- **Directive**:
Write out the listing beneath this instruction in its entirety, exactly as it reads.

- **Data segment**:
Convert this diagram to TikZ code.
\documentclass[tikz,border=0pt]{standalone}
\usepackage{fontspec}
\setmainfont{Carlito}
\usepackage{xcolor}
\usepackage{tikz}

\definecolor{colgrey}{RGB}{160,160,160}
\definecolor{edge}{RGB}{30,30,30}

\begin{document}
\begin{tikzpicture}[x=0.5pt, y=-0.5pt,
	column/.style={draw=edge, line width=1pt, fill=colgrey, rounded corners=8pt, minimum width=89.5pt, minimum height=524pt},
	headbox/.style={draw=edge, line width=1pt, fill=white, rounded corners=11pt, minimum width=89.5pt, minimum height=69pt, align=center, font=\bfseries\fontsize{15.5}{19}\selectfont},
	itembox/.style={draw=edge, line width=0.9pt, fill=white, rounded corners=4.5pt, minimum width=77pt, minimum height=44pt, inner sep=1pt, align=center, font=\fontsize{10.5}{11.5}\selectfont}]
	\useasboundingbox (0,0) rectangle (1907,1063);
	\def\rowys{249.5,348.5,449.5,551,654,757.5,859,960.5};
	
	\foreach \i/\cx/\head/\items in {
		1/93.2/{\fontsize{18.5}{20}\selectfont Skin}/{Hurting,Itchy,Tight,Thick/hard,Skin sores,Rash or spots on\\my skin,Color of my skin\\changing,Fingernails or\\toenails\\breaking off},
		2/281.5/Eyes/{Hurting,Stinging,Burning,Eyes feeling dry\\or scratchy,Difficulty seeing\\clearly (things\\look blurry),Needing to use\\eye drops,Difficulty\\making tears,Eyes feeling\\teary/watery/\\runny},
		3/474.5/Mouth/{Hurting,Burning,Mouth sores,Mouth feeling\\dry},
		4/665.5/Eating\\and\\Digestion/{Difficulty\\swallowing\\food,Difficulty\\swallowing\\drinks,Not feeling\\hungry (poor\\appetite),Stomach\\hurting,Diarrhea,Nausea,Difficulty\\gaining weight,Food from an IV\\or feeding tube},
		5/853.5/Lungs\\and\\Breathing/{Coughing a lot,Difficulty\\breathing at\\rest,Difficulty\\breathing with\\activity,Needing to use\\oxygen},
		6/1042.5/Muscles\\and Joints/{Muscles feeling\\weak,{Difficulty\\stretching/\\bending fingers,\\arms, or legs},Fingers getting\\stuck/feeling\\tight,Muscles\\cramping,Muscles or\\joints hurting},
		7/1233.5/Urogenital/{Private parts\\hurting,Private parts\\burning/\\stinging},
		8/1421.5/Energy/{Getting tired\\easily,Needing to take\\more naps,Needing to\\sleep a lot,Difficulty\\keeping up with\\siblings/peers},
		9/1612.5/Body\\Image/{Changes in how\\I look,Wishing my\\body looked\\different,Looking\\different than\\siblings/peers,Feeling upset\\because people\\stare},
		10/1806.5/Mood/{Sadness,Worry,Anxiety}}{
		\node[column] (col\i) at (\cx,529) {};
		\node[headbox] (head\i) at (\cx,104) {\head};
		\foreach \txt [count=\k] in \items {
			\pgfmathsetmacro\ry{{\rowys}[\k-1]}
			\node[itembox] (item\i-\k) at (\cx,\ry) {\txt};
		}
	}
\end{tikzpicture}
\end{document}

- **Full solution**:
Convert this diagram to TikZ code.
\documentclass[tikz,border=0pt]{standalone}
\usepackage{fontspec}
\setmainfont{Carlito}
\usepackage{xcolor}
\usepackage{tikz}

\definecolor{colgrey}{RGB}{160,160,160}
\definecolor{edge}{RGB}{30,30,30}

\begin{document}
\begin{tikzpicture}[x=0.5pt, y=-0.5pt,
	column/.style={draw=edge, line width=1pt, fill=colgrey, rounded corners=8pt, minimum width=89.5pt, minimum height=524pt},
	headbox/.style={draw=edge, line width=1pt, fill=white, rounded corners=11pt, minimum width=89.5pt, minimum height=69pt, align=center, font=\bfseries\fontsize{15.5}{19}\selectfont},
	itembox/.style={draw=edge, line width=0.9pt, fill=white, rounded corners=4.5pt, minimum width=77pt, minimum height=44pt, inner sep=1pt, align=center, font=\fontsize{10.5}{11.5}\selectfont}]
	\useasboundingbox (0,0) rectangle (1907,1063);
	\def\rowys{249.5,348.5,449.5,551,654,757.5,859,960.5};
	
	\foreach \i/\cx/\head/\items in {
		1/93.2/{\fontsize{18.5}{20}\selectfont Skin}/{Hurting,Itchy,Tight,Thick/hard,Skin sores,Rash or spots on\\my skin,Color of my skin\\changing,Fingernails or\\toenails\\breaking off},
		2/281.5/Eyes/{Hurting,Stinging,Burning,Eyes feeling dry\\or scratchy,Difficulty seeing\\clearly (things\\look blurry),Needing to use\\eye drops,Difficulty\\making tears,Eyes feeling\\teary/watery/\\runny},
		3/474.5/Mouth/{Hurting,Burning,Mouth sores,Mouth feeling\\dry},
		4/665.5/Eating\\and\\Digestion/{Difficulty\\swallowing\\food,Difficulty\\swallowing\\drinks,Not feeling\\hungry (poor\\appetite),Stomach\\hurting,Diarrhea,Nausea,Difficulty\\gaining weight,Food from an IV\\or feeding tube},
		5/853.5/Lungs\\and\\Breathing/{Coughing a lot,Difficulty\\breathing at\\rest,Difficulty\\breathing with\\activity,Needing to use\\oxygen},
		6/1042.5/Muscles\\and Joints/{Muscles feeling\\weak,{Difficulty\\stretching/\\bending fingers,\\arms, or legs},Fingers getting\\stuck/feeling\\tight,Muscles\\cramping,Muscles or\\joints hurting},
		7/1233.5/Urogenital/{Private parts\\hurting,Private parts\\burning/\\stinging},
		8/1421.5/Energy/{Getting tired\\easily,Needing to take\\more naps,Needing to\\sleep a lot,Difficulty\\keeping up with\\siblings/peers},
		9/1612.5/Body\\Image/{Changes in how\\I look,Wishing my\\body looked\\different,Looking\\different than\\siblings/peers,Feeling upset\\because people\\stare},
		10/1806.5/Mood/{Sadness,Worry,Anxiety}}{
		\node[column] (col\i) at (\cx,529) {};
		\node[headbox] (head\i) at (\cx,104) {\head};
		\foreach \txt [count=\k] in \items {
			\pgfmathsetmacro\ry{{\rowys}[\k-1]}
			\node[itembox] (item\i-\k) at (\cx,\ry) {\txt};
		}
	}
\end{tikzpicture}
\end{document}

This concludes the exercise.